Points of Pinterest: How Retailers Can Make the Most of the Popular Platform



Follow these guidelines to take full advantage of the Web’s hottest social media site

Having garnered more than 70 million users in less than five years, Pinterest is the belle of the social media ball. And for retailers, it’s one of the most effective social platforms when it comes to marketing to women. According to Business Insider, females make up more than 80 percent of Pinterest’s users, and 90 percent of all social media shares originate with Pinterest. That’s a lot of product flying around the digi-sphere that began as a humble pin. But not enough retailers capitalize on the channel’s marketing capabilities, says Vancouver-based Pinterest consultant Anna Cadiz Bennett. Chief among their missteps: neglecting to consider how your boards are organized, which can be just as important as what you’re pinning when it comes to netting followers and re-pins (shared content). We asked Bennett for more pin-spiring tips.

Merchandise Your Boards

“How you organize your Pinterest should [be] very similar to how you merchandise your own store,” Bennett says. “What you’re doing offline is what you should be doing online.” In many cases, that means moving “it” products to the top, along with pins that help define what your business is about. “You want to make sure you’re well represented,” Bennett says, “and that it’s obvious who you are.”

Organize for Mobile

More than 80 percent of Pinterest users access their account through mobile devices, Bennett says. So you want the first four boards on your Pinterest page to be the best of the lot. “These boards should be the ones with the most re-pins, the most follows, the most comments, and the highest engagement.” Title each board with basic searchable phrases or terms, using keywords you would personally use to search for something. A my favorite rings board becomes much more searchable when renamed platinum engagement rings.

Promote Your Philosophy

Your top four boards should “represent your philosophy as a brand,” says Bennett, who suggests adding boards on jewelry creation and repairs, custom design, and your most popular products. In short, “make them salivate!”

Then Get Trendy

“Make the first four boards about you, then after that make your boards about what’s trending on Pinterest,” Bennett says. “A lot of this is common sense—think about what’s selling now. Don’t push winter product at the end of winter.
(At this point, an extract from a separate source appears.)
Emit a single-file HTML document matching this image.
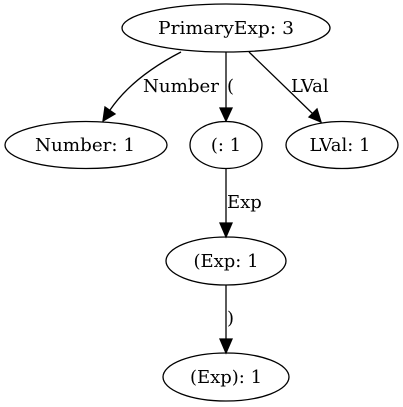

Feature things that are fresh.”

Become a Resource

As much as you want to represent your brand, beware of in-your-face marketing, Bennett says. “You don’t want it to be all about you—that can feel pushy.” Think vintage photos, runway shots, and bridal hair how-tos. “You’re looking at this as creating a lifestyle online.”

Boost Bridal

Weddings are big business on Pinterest. According to Mashable’s “Here Comes the Social Networking Bride,” 70 percent of brides started pinning wedding content before they were even engaged. “What are your brides going to find inspiring or useful?” Bennett asks. “Everything they pin is saying, ‘This is what I want, this is what I’m planning for.’ It’s heavenly for a retailer, really.”